Entries with chart source code:
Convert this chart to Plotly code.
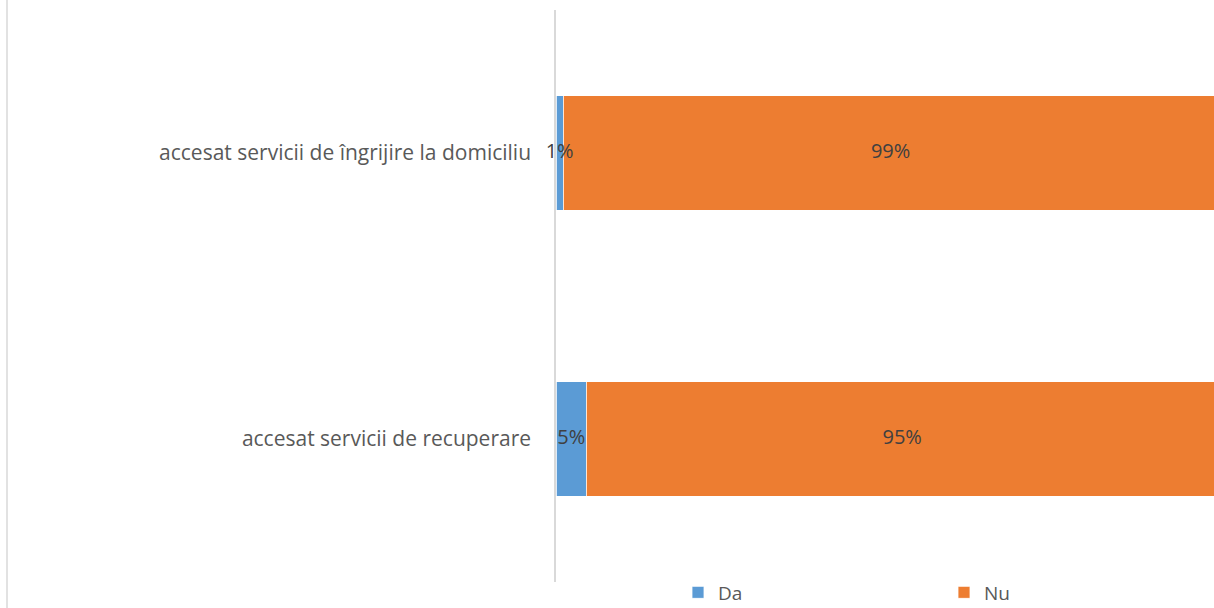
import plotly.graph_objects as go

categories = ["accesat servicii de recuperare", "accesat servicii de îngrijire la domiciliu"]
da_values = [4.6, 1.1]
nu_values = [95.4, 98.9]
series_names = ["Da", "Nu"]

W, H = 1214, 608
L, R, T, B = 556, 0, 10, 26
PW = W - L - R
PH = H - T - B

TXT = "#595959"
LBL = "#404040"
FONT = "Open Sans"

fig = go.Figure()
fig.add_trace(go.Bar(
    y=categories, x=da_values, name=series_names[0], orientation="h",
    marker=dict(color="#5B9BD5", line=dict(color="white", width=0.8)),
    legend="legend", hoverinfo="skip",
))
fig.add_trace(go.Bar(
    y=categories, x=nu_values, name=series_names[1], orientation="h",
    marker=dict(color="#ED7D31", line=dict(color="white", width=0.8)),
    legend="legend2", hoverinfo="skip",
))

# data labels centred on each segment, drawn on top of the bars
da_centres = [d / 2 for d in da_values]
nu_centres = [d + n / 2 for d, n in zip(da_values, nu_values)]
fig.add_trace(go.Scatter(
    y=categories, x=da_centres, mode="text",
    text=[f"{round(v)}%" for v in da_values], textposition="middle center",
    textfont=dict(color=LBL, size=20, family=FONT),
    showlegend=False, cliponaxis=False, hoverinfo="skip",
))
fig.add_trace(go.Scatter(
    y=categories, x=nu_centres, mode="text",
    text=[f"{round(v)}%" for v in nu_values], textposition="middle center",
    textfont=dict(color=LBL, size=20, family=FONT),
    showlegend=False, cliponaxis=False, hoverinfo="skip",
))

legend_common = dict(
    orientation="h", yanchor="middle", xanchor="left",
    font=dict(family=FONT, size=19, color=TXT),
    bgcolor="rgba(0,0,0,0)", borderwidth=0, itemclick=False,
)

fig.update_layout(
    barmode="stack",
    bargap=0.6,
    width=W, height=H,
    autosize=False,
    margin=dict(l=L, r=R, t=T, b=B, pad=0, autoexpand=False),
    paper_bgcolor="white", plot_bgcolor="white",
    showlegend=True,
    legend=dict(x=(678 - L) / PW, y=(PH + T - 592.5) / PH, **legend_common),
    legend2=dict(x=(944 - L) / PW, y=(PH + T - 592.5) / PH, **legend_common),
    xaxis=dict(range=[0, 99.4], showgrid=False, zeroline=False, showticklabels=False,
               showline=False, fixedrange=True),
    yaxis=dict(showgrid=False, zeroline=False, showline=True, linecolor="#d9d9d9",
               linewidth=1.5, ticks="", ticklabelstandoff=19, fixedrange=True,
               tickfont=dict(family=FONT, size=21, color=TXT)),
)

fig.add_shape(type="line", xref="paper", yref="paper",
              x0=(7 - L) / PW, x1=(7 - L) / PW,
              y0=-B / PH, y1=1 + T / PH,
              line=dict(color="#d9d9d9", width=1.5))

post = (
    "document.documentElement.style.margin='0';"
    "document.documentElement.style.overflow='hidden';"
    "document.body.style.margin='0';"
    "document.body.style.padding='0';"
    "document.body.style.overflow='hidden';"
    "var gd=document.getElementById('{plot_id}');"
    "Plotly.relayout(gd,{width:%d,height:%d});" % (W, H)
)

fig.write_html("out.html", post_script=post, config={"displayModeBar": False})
==
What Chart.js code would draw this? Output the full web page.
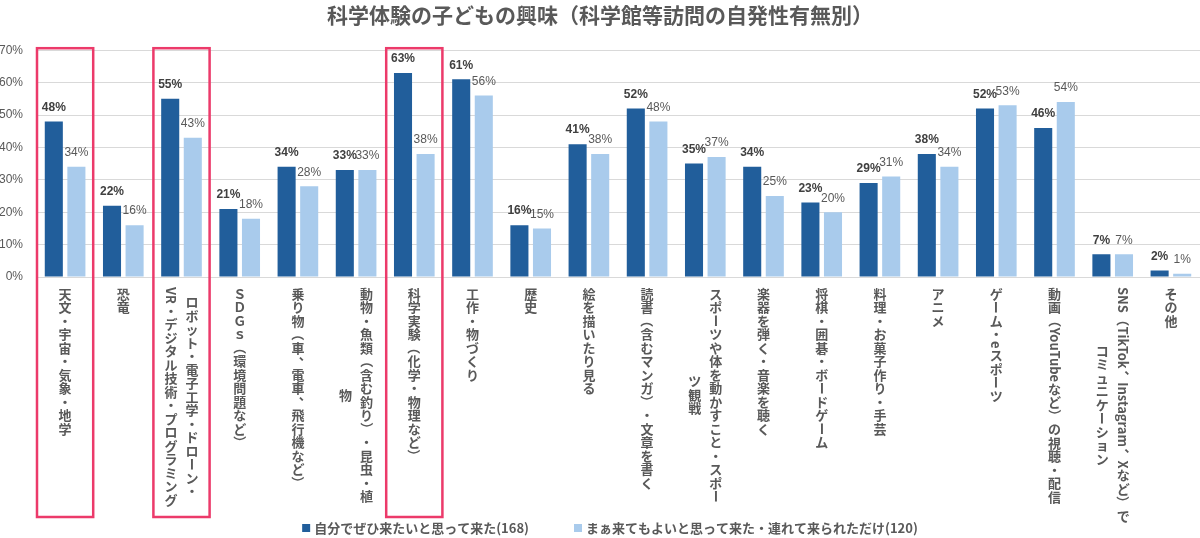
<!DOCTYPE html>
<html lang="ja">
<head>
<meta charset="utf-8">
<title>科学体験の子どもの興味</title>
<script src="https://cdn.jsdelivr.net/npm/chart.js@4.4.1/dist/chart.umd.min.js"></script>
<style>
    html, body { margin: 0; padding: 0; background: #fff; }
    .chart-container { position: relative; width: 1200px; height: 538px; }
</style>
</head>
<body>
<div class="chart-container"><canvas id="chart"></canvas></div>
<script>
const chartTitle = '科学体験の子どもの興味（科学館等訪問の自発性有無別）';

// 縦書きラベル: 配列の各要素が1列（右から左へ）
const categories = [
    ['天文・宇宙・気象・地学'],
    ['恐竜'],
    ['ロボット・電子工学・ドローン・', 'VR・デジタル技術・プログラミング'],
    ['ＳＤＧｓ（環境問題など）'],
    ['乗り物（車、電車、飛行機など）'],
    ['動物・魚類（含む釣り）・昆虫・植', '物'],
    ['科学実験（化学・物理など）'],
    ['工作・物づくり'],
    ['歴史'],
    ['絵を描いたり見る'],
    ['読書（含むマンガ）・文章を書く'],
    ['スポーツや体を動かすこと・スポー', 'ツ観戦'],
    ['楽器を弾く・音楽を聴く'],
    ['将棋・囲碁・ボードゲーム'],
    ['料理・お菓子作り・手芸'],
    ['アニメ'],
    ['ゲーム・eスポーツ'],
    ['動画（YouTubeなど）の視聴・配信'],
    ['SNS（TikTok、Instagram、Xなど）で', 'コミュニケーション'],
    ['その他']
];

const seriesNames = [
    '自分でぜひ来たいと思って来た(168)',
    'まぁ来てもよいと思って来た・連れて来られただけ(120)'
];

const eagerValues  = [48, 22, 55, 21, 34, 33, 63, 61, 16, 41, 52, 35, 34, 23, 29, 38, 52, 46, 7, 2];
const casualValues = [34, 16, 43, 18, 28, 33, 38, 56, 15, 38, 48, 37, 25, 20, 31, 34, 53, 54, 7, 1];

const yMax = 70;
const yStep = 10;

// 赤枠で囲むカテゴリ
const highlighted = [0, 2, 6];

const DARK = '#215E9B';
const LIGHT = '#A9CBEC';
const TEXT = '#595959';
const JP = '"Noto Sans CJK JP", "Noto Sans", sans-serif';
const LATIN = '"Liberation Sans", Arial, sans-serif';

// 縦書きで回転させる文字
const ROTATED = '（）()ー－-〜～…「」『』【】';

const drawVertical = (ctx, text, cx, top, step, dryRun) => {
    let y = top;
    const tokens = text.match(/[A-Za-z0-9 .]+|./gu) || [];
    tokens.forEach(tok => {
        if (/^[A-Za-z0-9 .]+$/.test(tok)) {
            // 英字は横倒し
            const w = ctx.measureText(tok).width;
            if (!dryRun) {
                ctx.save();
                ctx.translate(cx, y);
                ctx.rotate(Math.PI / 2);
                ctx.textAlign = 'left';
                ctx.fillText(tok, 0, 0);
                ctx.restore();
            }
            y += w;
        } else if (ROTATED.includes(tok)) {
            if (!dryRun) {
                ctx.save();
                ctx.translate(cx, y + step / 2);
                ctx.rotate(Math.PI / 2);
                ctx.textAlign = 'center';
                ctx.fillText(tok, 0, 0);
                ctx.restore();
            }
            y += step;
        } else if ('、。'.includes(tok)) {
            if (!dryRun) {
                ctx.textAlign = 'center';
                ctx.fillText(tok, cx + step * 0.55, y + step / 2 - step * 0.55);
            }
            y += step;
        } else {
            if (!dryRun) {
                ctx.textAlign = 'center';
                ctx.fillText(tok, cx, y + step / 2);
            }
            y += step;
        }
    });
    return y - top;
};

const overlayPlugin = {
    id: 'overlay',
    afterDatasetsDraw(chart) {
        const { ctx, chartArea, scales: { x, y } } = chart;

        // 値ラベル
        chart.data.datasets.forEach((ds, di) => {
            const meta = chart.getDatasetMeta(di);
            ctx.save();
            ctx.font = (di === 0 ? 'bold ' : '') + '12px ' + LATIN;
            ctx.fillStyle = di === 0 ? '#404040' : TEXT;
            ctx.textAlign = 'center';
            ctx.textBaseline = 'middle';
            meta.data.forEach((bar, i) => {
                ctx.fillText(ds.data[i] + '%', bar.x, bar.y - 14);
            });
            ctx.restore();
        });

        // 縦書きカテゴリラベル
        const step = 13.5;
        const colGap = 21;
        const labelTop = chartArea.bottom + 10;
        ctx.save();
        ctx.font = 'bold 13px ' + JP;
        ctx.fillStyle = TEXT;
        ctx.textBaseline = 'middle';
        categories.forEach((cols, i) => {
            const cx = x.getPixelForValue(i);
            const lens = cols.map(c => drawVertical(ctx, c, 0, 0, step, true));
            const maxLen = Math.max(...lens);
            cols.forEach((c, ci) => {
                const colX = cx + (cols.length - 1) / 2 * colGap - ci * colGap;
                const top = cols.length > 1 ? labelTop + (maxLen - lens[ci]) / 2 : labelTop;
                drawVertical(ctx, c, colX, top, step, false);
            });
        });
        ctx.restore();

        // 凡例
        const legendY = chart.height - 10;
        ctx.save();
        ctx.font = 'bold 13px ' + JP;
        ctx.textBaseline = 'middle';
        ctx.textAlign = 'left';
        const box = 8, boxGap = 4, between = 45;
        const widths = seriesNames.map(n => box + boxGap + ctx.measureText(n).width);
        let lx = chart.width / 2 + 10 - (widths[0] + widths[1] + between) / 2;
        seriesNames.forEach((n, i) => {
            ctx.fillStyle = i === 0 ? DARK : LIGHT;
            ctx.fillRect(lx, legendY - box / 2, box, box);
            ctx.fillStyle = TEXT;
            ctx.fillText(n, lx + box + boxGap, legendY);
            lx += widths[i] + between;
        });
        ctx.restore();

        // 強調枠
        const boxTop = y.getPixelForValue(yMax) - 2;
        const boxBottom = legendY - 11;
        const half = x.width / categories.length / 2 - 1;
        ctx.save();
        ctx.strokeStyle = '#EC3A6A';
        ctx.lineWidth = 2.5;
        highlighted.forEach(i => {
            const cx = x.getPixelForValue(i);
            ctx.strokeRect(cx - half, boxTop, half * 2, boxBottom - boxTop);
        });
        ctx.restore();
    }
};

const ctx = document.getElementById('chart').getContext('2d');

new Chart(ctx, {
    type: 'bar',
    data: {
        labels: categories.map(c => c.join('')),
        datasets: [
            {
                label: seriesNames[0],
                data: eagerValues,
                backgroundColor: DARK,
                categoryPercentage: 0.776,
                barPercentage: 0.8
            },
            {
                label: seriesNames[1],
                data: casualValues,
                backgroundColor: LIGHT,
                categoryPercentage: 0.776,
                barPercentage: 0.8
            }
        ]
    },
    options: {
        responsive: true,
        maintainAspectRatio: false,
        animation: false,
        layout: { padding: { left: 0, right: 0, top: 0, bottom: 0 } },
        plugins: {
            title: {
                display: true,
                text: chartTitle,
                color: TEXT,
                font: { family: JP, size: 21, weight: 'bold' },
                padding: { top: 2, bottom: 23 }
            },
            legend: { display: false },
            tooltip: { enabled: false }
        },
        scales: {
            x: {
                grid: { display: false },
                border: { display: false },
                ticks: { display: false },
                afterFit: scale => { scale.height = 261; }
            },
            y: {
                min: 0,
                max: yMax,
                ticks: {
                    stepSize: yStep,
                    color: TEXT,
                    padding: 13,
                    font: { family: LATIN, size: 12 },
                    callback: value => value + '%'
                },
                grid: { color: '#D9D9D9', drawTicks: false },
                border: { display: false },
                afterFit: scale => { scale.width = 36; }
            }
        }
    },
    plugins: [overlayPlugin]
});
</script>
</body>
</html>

Challenge: Repeat the lines between those holding "What Chart.js code" and "const chartTitle = '科学体験の子どもの興味（科学館等訪問の自発性有無別）';", inclusive. Pictures stay out.

Full answer:
What Chart.js code would draw this? Output the full web page.
<!DOCTYPE html>
<html lang="ja">
<head>
<meta charset="utf-8">
<title>科学体験の子どもの興味</title>
<script src="https://cdn.jsdelivr.net/npm/chart.js@4.4.1/dist/chart.umd.min.js"></script>
<style>
    html, body { margin: 0; padding: 0; background: #fff; }
    .chart-container { position: relative; width: 1200px; height: 538px; }
</style>
</head>
<body>
<div class="chart-container"><canvas id="chart"></canvas></div>
<script>
const chartTitle = '科学体験の子どもの興味（科学館等訪問の自発性有無別）';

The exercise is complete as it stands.